Folha
O ministro do STF Flávio Dino sustou a execução das emendas impositivas até que “os Poderes Legislativo e Executivo, em diálogo institucional, regulem os novos procedimentos conforme a presente decisão”.
Os princípios da execução das emendas impositivas são, segundo o despacho do ministro:
“a) existência e apresentação prévia de plano de trabalho, a ser aprovado pela autoridade administrativa competente, verificando a compatibilidade do objeto com a finalidade da ação orçamentária, a consonância do objeto com o programa do órgão executor, a proporcionalidade do valor indicado e do cronograma de execução;
b) compatibilidade com a lei de diretrizes orçamentárias e com o plano plurianual;
c) efetiva entrega de bens e serviços à sociedade, com eficiência, conforme planejamento e demonstração objetiva, implicando um poder-dever da autoridade administrativa acerca da análise de mérito;
d) cumprimento de regras de transparência e rastreabilidade que permitam o controle social do gasto público, com a identificação de origem exata da emenda parlamentar e destino das verbas, da fase inicial de votação até a execução do orçamento;
e) Obediência a todos os dispositivos constitucionais e legais que estabeleçam metas fiscais ou limites de despesas”.
O despacho do ministro é claríssimo e é difícil imaginar que algum agente público seja contra esses princípios.
Como escrevi em 2013: “A adoção do Orçamento impositivo será negativa para a qualidade da gestão política de nosso presidencialismo de coalizão, que tem a característica de ser fragmentado.
Em nosso presidencialismo com voto proporcional em grandes distritos (São Paulo, por exemplo, é um distrito com 70 cadeiras), há fortíssima fragmentação política e enorme capacidade de representação de minorias.
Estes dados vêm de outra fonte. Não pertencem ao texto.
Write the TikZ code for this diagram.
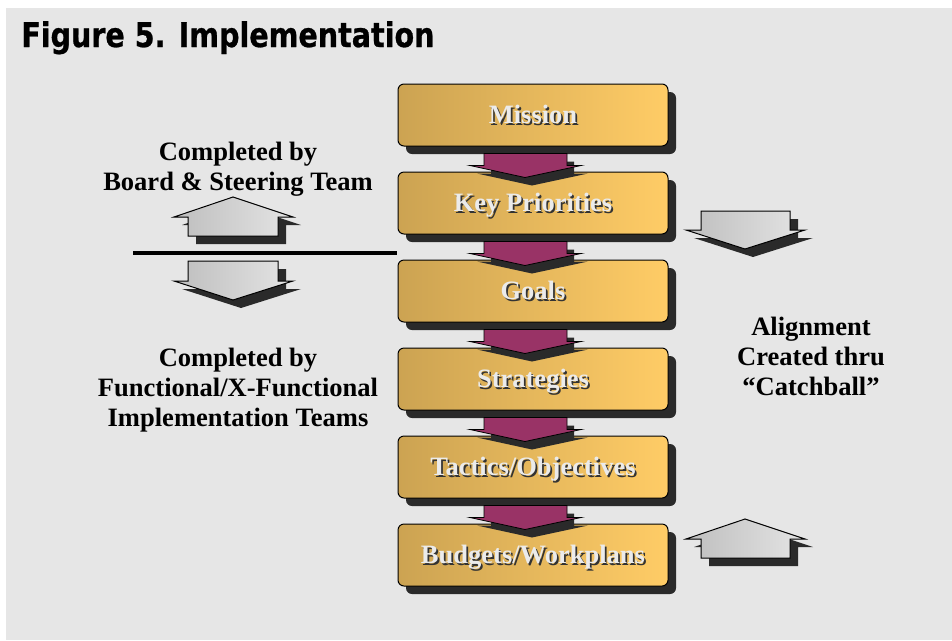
\documentclass[tikz,border=0pt]{standalone}
\usepackage{fontspec}
\setmainfont{Liberation Serif}
\newfontfamily\titlefont[FakeStretch=0.84,BoldFeatures={FakeBold=0.8}]{DejaVu Sans}
\usetikzlibrary{shadows,calc}
\definecolor{bgc}{HTML}{E6E6E6}
\definecolor{boxL}{HTML}{CCA352}
\definecolor{boxR}{HTML}{FFCC66}
\definecolor{purc}{HTML}{993366}
\definecolor{shadc}{HTML}{2A2A2A}
\definecolor{grL}{HTML}{BEBEBE}
\definecolor{grR}{HTML}{E4E4E4}
\newcommand\boxtxt[1]{\makebox[0pt][l]{\hspace{1.3pt}\raisebox{-1.3pt}{\color{black!80}#1}}{\color{white!92!black}#1}}
\newcommand\purarr[2]{%
  \fill[shadc, shift={($(#2.north)+(7,8)$)}] (-49,-18) -- (-49,-6) -- (-63,-6) -- (-8,6) -- (48,-6) -- (34,-6) -- (34,-18) -- cycle;
  \draw[purarrow, shift={(#2.north)}] (-49,-18) -- (-49,-6) -- (-63,-6) -- (-8,6) -- (48,-6) -- (34,-6) -- (34,-18) -- cycle;}
\begin{document}
\begin{tikzpicture}[x=0.75pt,y=-0.75pt,
  stepbox/.style={rectangle, rounded corners=4.5pt, minimum width=202.5pt, minimum height=46.5pt,
    draw=black, line width=0.75pt, left color=boxL, right color=boxR,
    drop shadow={shadow xshift=6pt, shadow yshift=-6pt, fill=shadc, opacity=1},
    font=\bfseries\fontsize{19.9}{22.5}\selectfont, text height=13.2pt, text depth=0pt},
  purarrow/.style={fill=purc, draw=black, line width=0.6pt, line join=miter},
  grayarr/.style={left color=grL, right color=grR, draw=black, line width=0.75pt},
  grayshad/.style={fill=shadc},
  lbl/.style={align=center, font=\bfseries\fontsize{19.9}{22.5}\selectfont}]
\useasboundingbox (0,0) rectangle (952,640);
\fill[white] (0,0) rectangle (952,640);
\fill[bgc] (6,8) rectangle (952,640);
% title
\node[anchor=base west, inner sep=0pt, font=\titlefont\bfseries\fontsize{25.5}{30}\selectfont] (title) at (21,47) {Figure 5. Implementation};
% boxes
\node[stepbox] (mission) at (533,115) {\boxtxt{Mission}};
\node[stepbox] (prio) at (533,203) {\boxtxt{Key Priorities}};
\node[stepbox] (goals) at (533,291) {\boxtxt{Goals}};
\node[stepbox] (strat) at (533,379) {\boxtxt{Strategies}};
\node[stepbox] (tact) at (533,467) {\boxtxt{Tactics/Objectives}};
\node[stepbox] (budg) at (533,555) {\boxtxt{Budgets/Workplans}};
% purple arrows
\purarr{mission}{prio}
\purarr{prio}{goals}
\purarr{goals}{strat}
\purarr{strat}{tact}
\purarr{tact}{budg}
% left gray up arrow
\fill[grayshad, shift={(8,8)}] (188,236) -- (188,217) -- (174,217) -- (233,197) -- (293,217) -- (278,217) -- (278,236) -- cycle;
\draw[grayarr] (188,236) -- (188,217) -- (174,217) -- (233,197) -- (293,217) -- (278,217) -- (278,236) -- cycle;
% divider
\coordinate (divL) at (133,253);
\coordinate (divR) at (397,253);
\draw[line width=3pt] (divL) -- (divR);
% left gray down arrow
\fill[grayshad, shift={(8,8)}] (188,261) -- (278,261) -- (278,281) -- (293,281) -- (233,300) -- (174,281) -- (188,281) -- cycle;
\draw[grayarr] (188,261) -- (278,261) -- (278,281) -- (293,281) -- (233,300) -- (174,281) -- (188,281) -- cycle;
% right gray down arrow
\fill[grayshad, shift={(8,8)}] (701,211) -- (790,211) -- (790,230) -- (805,230) -- (745,249) -- (686,230) -- (701,230) -- cycle;
\draw[grayarr] (701,211) -- (790,211) -- (790,230) -- (805,230) -- (745,249) -- (686,230) -- (701,230) -- cycle;
% right gray up arrow
\fill[grayshad, shift={(8,8)}] (701,558) -- (701,539) -- (686,539) -- (745,519) -- (805,539) -- (790,539) -- (790,558) -- cycle;
\draw[grayarr] (701,558) -- (701,539) -- (686,539) -- (745,519) -- (805,539) -- (790,539) -- (790,558) -- cycle;
% labels
\node[lbl] (board) at (238,169) {Completed by\\Board \& Steering Team};
\node[lbl] (func) at (238,390) {Completed by\\Functional/X-Functional\\Implementation Teams};
\node[lbl] (align) at (811,356) {Alignment\\Created thru\\“Catchball”};
\end{tikzpicture}
\end{document}
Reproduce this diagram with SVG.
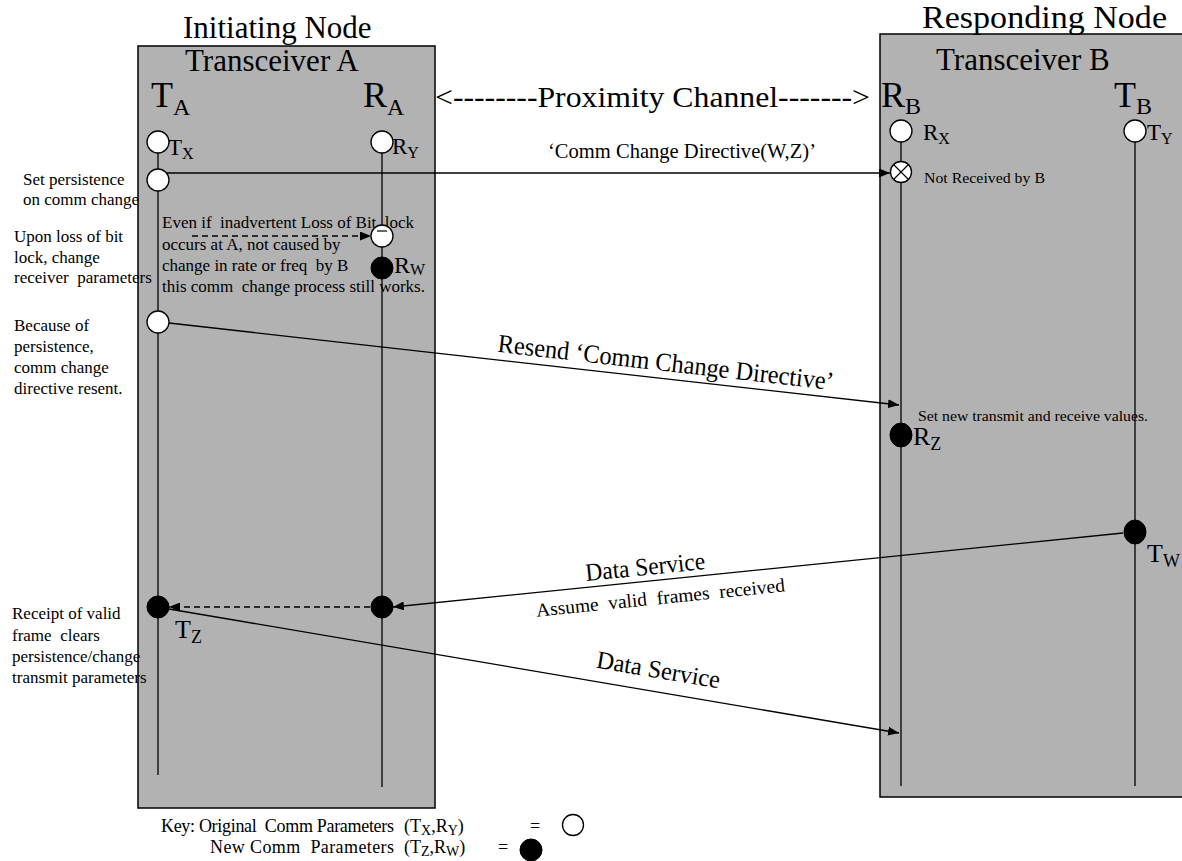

No sistema distrital americano, uma minoria que represente 10% da população, espalhada no território, não terá assento na Câmara. No Brasil, terá 10% dos assentos.
Essa característica faz com que nosso Legislativo defenda pautas de partes da sociedade. Quem defende o interesse agregado é o Executivo. Isso porque o Executivo é o Poder cobrado e visto como responsável pelo desempenho da economia. Os deputados e, em menor escala, os senadores defendem agendas particulares, apesar de geralmente legítimas.
A compatibilização entre os interesses particulares e o resultado agregado —e, portanto, o interesse comum— é arbitrada pelo Executivo, que precisa de instrumentos para fazer com que a banda toque afinada. Grosso modo, o Executivo tem dois instrumentos de gestão: a distribuição de ministérios e cargos em estatais e a liberalização das emendas parlamentares.
A negociação de liberação de emendas parlamentares em troca de votações de projetos que atendam ao interesse agregado é um legítimo instrumento de gestão da base de apoio do Executivo”.
A adoção por aqui do orçamento impositivo se explica por um certo vira-latismo, que considera que as instituições políticas norte-americanas são necessariamente superiores às nossas, e pelo oportunismo do Legislativo, que, em um longo período de presidentes fracos, avançou sobre atribuições que são logicamente do Executivo.
Apesar de o desenho institucional político brasileiro ser funcional —veja minha resenha do livro recém-publicado “Por que a Democracia não Morreu”—, nosso sistema político tem limitações. Uma delas é depender muito da qualidade da liderança.
Quando elegemos seguidamente presidentes com pouco apetite para a lida diária da política —Dilma Rousseff e Jair Bolsonaro—, abriu-se um vácuo que foi ocupado pelo Congresso.
Oxalá o presidente Lula em negociação com o Congresso consiga reverter ao menos parte da piora institucional ocorrida na última década.